Trustees John O’Brien and Patricia Canzoneri-Callahan have met several times with corps President Joe Karam and executive board Chairman John Hassett in the months that followed the board’s Aug. 18 work session — in which trustees discussed the corps’ failure to meet contractual obligations and its inimical behavior toward the village government — to work out details of the contract.

“It’s slow,” Hassett said of the process. “The building’s been empty for four months already. It’s not doing anybody any good.”

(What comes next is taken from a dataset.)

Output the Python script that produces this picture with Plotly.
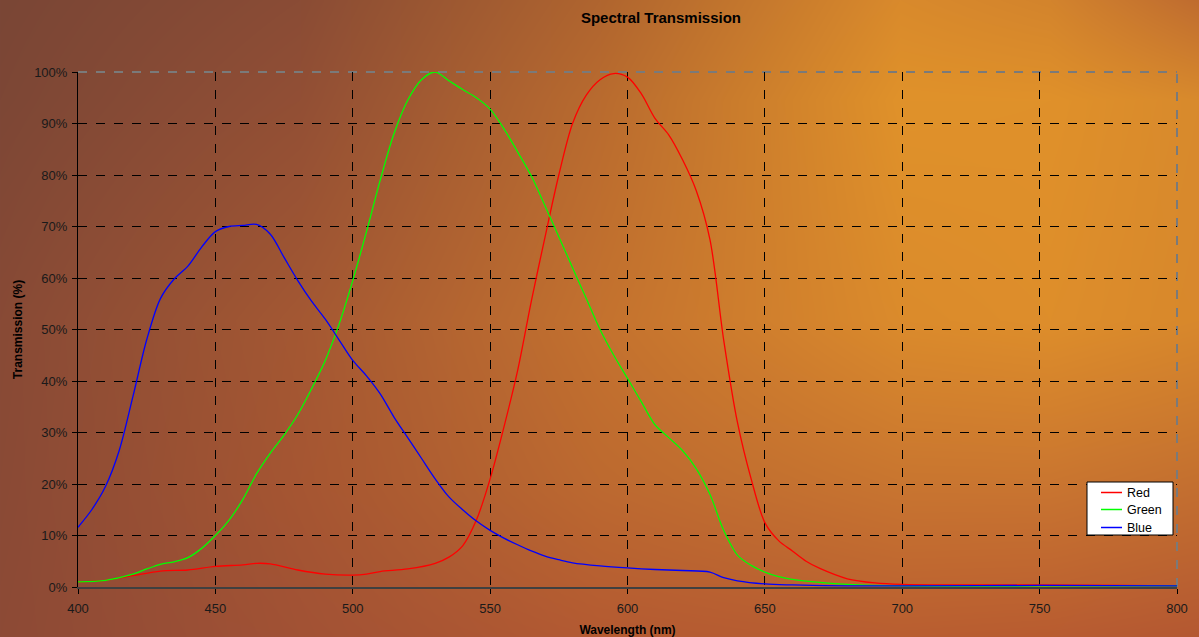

But the two parties cannot begin to discuss a lease until the contract is finalized, and, according to O’Brien, some of the delay is attributable to one item in particular: the village’s refusal to pay the corps’ entire operating budget, as it has done for the past 43 years. As it stands, a percentage of the corps’ services are utilized by residents who live outside the village — particularly in Malverne Park Oaks, North Lynbrook and North Valley Stream, which are unincorporated areas of the Town of Hempstead. And because the corps is not a village agency, the village is not authorized to use tax money to fund those services.

“[Those residents] get the same services our residents do but they pay nothing,” O’Brien said. “So we’ve kind of said, ‘If the number of calls outside our village is 10 percent and in the village it’s 90, we’ll pay 90 percent of the operating budget,’ which we think is fair. A resident of Malverne shouldn’t pay for someone from the unincorporated part of Lynbrook to get a service.”